GIVEN PROBLEM:
Write out each line word for word. Drop pictures.

++++ DATA BLOCK

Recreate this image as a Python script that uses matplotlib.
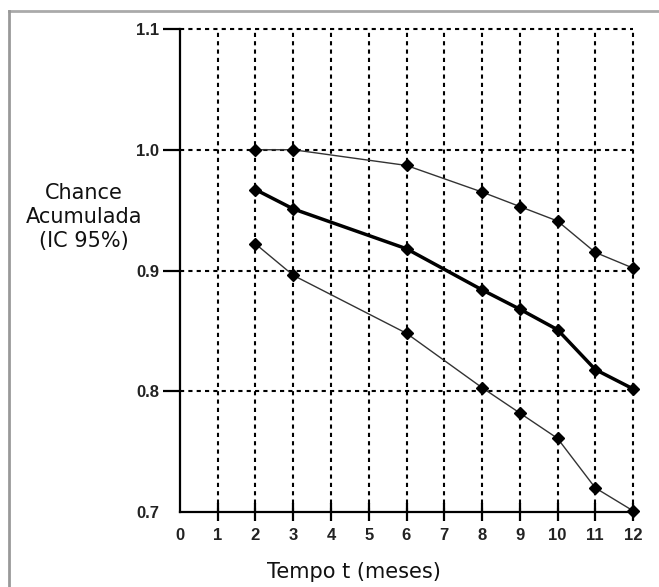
import matplotlib
matplotlib.use("Agg")
import matplotlib.pyplot as plt
from matplotlib.lines import Line2D

meses = [2, 3, 6, 8, 9, 10, 11, 12]
superior = [1.000, 1.000, 0.987, 0.965, 0.953, 0.941, 0.915, 0.902]
estimativa = [0.967, 0.951, 0.918, 0.884, 0.868, 0.851, 0.818, 0.802]
inferior = [0.922, 0.896, 0.848, 0.803, 0.782, 0.761, 0.720, 0.701]
xticks = list(range(0, 13))
yticks = [0.7, 0.8, 0.9, 1.0, 1.1]

fig = plt.figure(figsize=(6.59, 5.87), dpi=100)
ax = fig.add_axes([180/659, 1-512/587, 453/659, 483/587])

ax.set_xlim(0, 12)
ax.set_ylim(0.7, 1.1)

# grid
for x in xticks[1:]:
    ax.axvline(x, color="black", lw=1.5, ls=(0, (2, 2)), zorder=1, clip_on=False)
for y in yticks[1:]:
    ax.axhline(y, color="black", lw=1.5, ls=(0, (2, 2)), zorder=1, clip_on=False)

kw = dict(marker="D", mfc="black", mec="black", clip_on=False)
ax.plot(meses, superior, color="#333333", lw=1.0, ms=6, zorder=3, **kw)
ax.plot(meses, inferior, color="#333333", lw=1.0, ms=6, zorder=3, **kw)
ax.plot(meses, estimativa, color="black", lw=2.5, ms=6.5, zorder=4, **kw)

for s in ["top", "right"]:
    ax.spines[s].set_visible(False)
for s in ["left", "bottom"]:
    ax.spines[s].set_linewidth(1.6)
    ax.spines[s].set_zorder(5)

ax.set_xticks(xticks)
ax.set_xticklabels([str(v) for v in xticks])
ax.set_yticks(yticks)
ax.set_yticklabels(["%.1f" % v for v in yticks])
ax.tick_params(axis="x", direction="inout", length=13, width=1.6, pad=5, labelsize=12)
ax.tick_params(axis="y", direction="out", length=12, width=1.6, pad=3, labelsize=12)
for lab in ax.get_xticklabels() + ax.get_yticklabels():
    lab.set_fontfamily("Liberation Sans")
    lab.set_fontweight("bold")
    lab.set_color("#222222")
ax.xaxis.get_major_ticks()[0].tick1line.set_visible(False)
ax.xaxis.get_major_ticks()[0].tick2line.set_visible(False)
ax.yaxis.get_major_ticks()[0].tick1line.set_visible(False)
ax.set_facecolor("none")

fig.text(84/659, 1-217/587, "Chance\nAcumulada\n(IC 95%)", ha="center", va="center",
         fontsize=15, family="DejaVu Sans", linespacing=1.22, color="#111111")
fig.text(354/659, 1-572/587, "Tempo t (meses)", ha="center", va="center",
         fontsize=15, family="DejaVu Sans", color="#111111")

# outer frame (top and left edges)
fig.add_artist(Line2D([9/659, 1], [1-11/587, 1-11/587], color="#aaaaaa", lw=2, transform=fig.transFigure))
fig.add_artist(Line2D([9/659, 9/659], [0, 1-11/587], color="#999999", lw=2, transform=fig.transFigure))

fig.savefig("out.png", dpi=100)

++++++++

EXERCISE RESPONSE:
Recreate this image as a Python script that uses matplotlib.
import matplotlib
matplotlib.use("Agg")
import matplotlib.pyplot as plt
from matplotlib.lines import Line2D

meses = [2, 3, 6, 8, 9, 10, 11, 12]
superior = [1.000, 1.000, 0.987, 0.965, 0.953, 0.941, 0.915, 0.902]
estimativa = [0.967, 0.951, 0.918, 0.884, 0.868, 0.851, 0.818, 0.802]
inferior = [0.922, 0.896, 0.848, 0.803, 0.782, 0.761, 0.720, 0.701]
xticks = list(range(0, 13))
yticks = [0.7, 0.8, 0.9, 1.0, 1.1]

fig = plt.figure(figsize=(6.59, 5.87), dpi=100)
ax = fig.add_axes([180/659, 1-512/587, 453/659, 483/587])

ax.set_xlim(0, 12)
ax.set_ylim(0.7, 1.1)

# grid
for x in xticks[1:]:
    ax.axvline(x, color="black", lw=1.5, ls=(0, (2, 2)), zorder=1, clip_on=False)
for y in yticks[1:]:
    ax.axhline(y, color="black", lw=1.5, ls=(0, (2, 2)), zorder=1, clip_on=False)

kw = dict(marker="D", mfc="black", mec="black", clip_on=False)
ax.plot(meses, superior, color="#333333", lw=1.0, ms=6, zorder=3, **kw)
ax.plot(meses, inferior, color="#333333", lw=1.0, ms=6, zorder=3, **kw)
ax.plot(meses, estimativa, color="black", lw=2.5, ms=6.5, zorder=4, **kw)

for s in ["top", "right"]:
    ax.spines[s].set_visible(False)
for s in ["left", "bottom"]:
    ax.spines[s].set_linewidth(1.6)
    ax.spines[s].set_zorder(5)

ax.set_xticks(xticks)
ax.set_xticklabels([str(v) for v in xticks])
ax.set_yticks(yticks)
ax.set_yticklabels(["%.1f" % v for v in yticks])
ax.tick_params(axis="x", direction="inout", length=13, width=1.6, pad=5, labelsize=12)
ax.tick_params(axis="y", direction="out", length=12, width=1.6, pad=3, labelsize=12)
for lab in ax.get_xticklabels() + ax.get_yticklabels():
    lab.set_fontfamily("Liberation Sans")
    lab.set_fontweight("bold")
    lab.set_color("#222222")
ax.xaxis.get_major_ticks()[0].tick1line.set_visible(False)
ax.xaxis.get_major_ticks()[0].tick2line.set_visible(False)
ax.yaxis.get_major_ticks()[0].tick1line.set_visible(False)
ax.set_facecolor("none")

fig.text(84/659, 1-217/587, "Chance\nAcumulada\n(IC 95%)", ha="center", va="center",
         fontsize=15, family="DejaVu Sans", linespacing=1.22, color="#111111")
fig.text(354/659, 1-572/587, "Tempo t (meses)", ha="center", va="center",
         fontsize=15, family="DejaVu Sans", color="#111111")

# outer frame (top and left edges)
fig.add_artist(Line2D([9/659, 1], [1-11/587, 1-11/587], color="#aaaaaa", lw=2, transform=fig.transFigure))
fig.add_artist(Line2D([9/659, 9/659], [0, 1-11/587], color="#999999", lw=2, transform=fig.transFigure))

fig.savefig("out.png", dpi=100)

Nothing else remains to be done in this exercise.